Authors: Jonathan Bisson , James McAlpine, J. Brent Friesen, Shao-Nong Chen, James Graham, Guido F. Pauli
Journal: Journal of Medicinal Chemistry (RoMEO status: White) 59(5), 1671-1690, (2016)
Subjects: Pharmacognosy Phytochemistry Perspectives Fundamental research IMP bioactivity data mining NAPRALERT
High-throughput biology has contributed a wealth of data on chemicals, including natural products (NPs). Recently, attention was drawn to certain, predominantly synthetic, compounds that are responsible for disproportionate percentages of hits but are false actives. Spurious bioassay interference led to their designation as pan-assay interference compounds (PAINS).

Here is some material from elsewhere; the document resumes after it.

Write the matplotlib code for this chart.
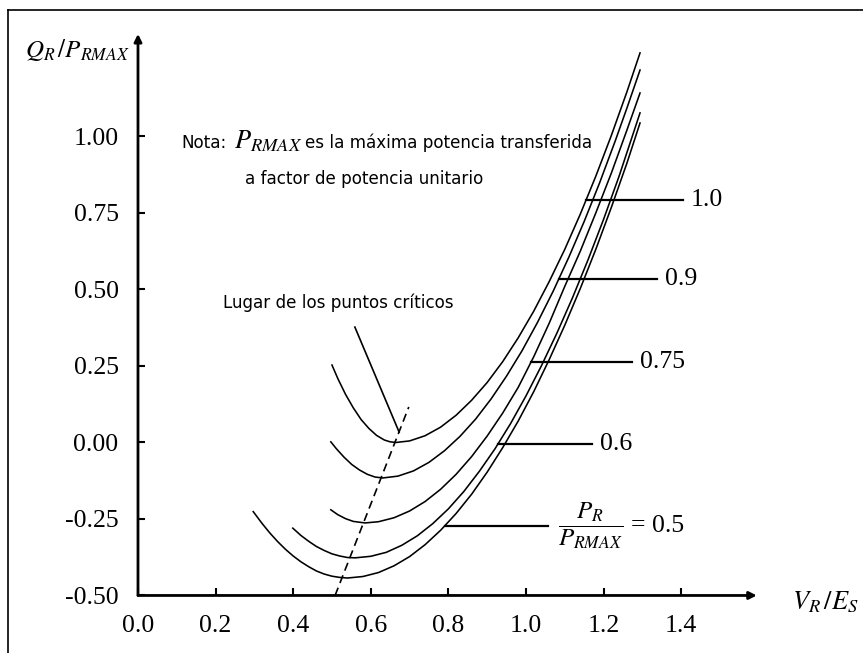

NPs lack comparable scrutiny, which this study aims to rectify. Systematic mining of 80+ years of the phytochemistry and biology literature, using the NAPRALERT database, revealed that only 39 compounds represent the NPs most reported by occurrence, activity, and distinct activity. Over 50% are not explained by phenomena known for synthetic libraries, and all had manifold ascribed bioactivities, designating them as invalid metabolic panaceas (IMPs). Cumulative distributions of ∼200,000 NPs uncovered that NP research follows power-law characteristics typical for behavioral phenomena. Projection into occurrence–bioactivity–effort space produces the hyperbolic black hole of NPs, where IMPs populate the high-effort base.